Hubris et point culminant

La Chine se perçoit suffisamment intégrée dans l’économie mondiale pour ne pas craindre de représailles. Elle n’a pas vraiment courbé le dos face aux sanctions décrétées par D. Trump. Elle considère détenir suffisamment d’arguments pour affirmer ses positions. Elle accepte le défi.

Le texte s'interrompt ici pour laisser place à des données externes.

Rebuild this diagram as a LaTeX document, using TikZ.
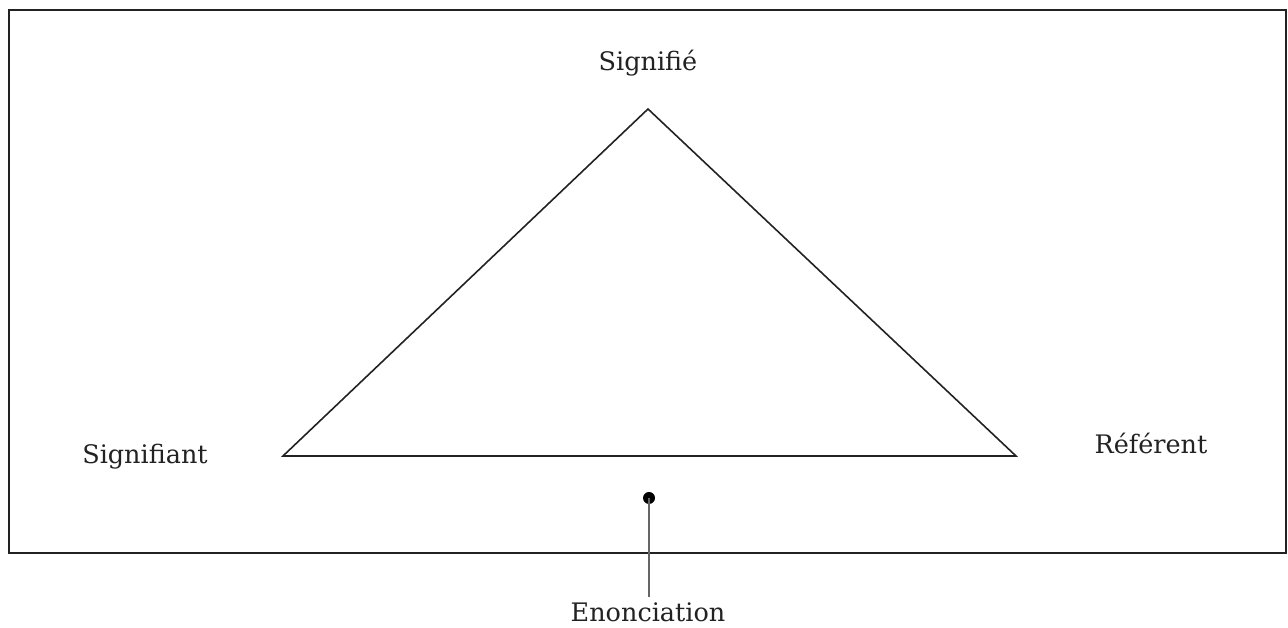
\documentclass[tikz,border=0pt]{standalone}
\usepackage{fontspec}
\setmainfont{DejaVu Serif}
\usepackage{tikz}
\usetikzlibrary{positioning, calc}
\definecolor{inkgrey}{HTML}{222222}
\definecolor{stemgrey}{HTML}{666666}

\begin{document}
\begin{tikzpicture}[x=1pt, y=1pt, font=\fontsize{25.5}{30}\selectfont,
    label/.style={text=inkgrey, inner sep=0pt}]
  \useasboundingbox (0,0) rectangle (1288,628);
  \draw[line width=1.8pt, inkgrey] (9,75) rectangle (1286,618);
  % triangle corners
  \coordinate (top) at (648,519);
  \coordinate (left) at (283,172);
  \coordinate (right) at (1016,172);
  \draw[line width=1.6pt, inkgrey] (left) -- (top) -- (right) -- cycle;
  \node[label] (sdo) at (648,565) {Signifié};
  \node[label] (sant) at (145,171) {Signifiant};
  \node[label] (ref) at (1151,185) {Référent};
  % enonciation marker
  \fill (649,130) circle (6pt) coordinate (dot);
  \node[label] (enon) at (648,16) {Enonciation};
  \draw[stemgrey, line width=1.4pt] (dot) -- (dot |- 0,31);
\end{tikzpicture}
\end{document}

Cette confiance en soi témoigne d’une sorte d’hubris renouant avec l’ancienne vision du monde de l’empire du milieu, qui a toujours considéré les peuples extérieurs comme des barbares. Nous avions appliqué le terme d’hubris à l’hyper-puissance américaine, à la fin des années 1990. Vingt ans après, cette puissance s’est relativisée, même si elle demeure au premier rang. S’agissant de la Chine, l’observateur est surpris de la précocité de la revendication. Car la Chine ne domine pas encore le monde, elle a encore de nombreux problèmes et déjà, les voix s’élèvent, y compris parmi les plus faibles. En Afrique, nombre de gouvernements ont compris que l’apparente neutralité chinoise masquait des prises de possession bien réelles.

Ici, le stratège s’interroge : ne sommes-nous pas en face d’un point culminant ? Ce moment, défini par Clausewitz, où l’offensive atteint son expansion maximale avant de s’essouffler et de refluer, face au raidissement de la défense ? La Chine aurait dans ce cas proclamé trop tôt son triomphe. Paradoxalement, elle n’aurait pas assez lu Sun Tzu, manquant de subtilité.

Un monde sans ordre en exige beaucoup, surtout quand les rivaux s’assemblent.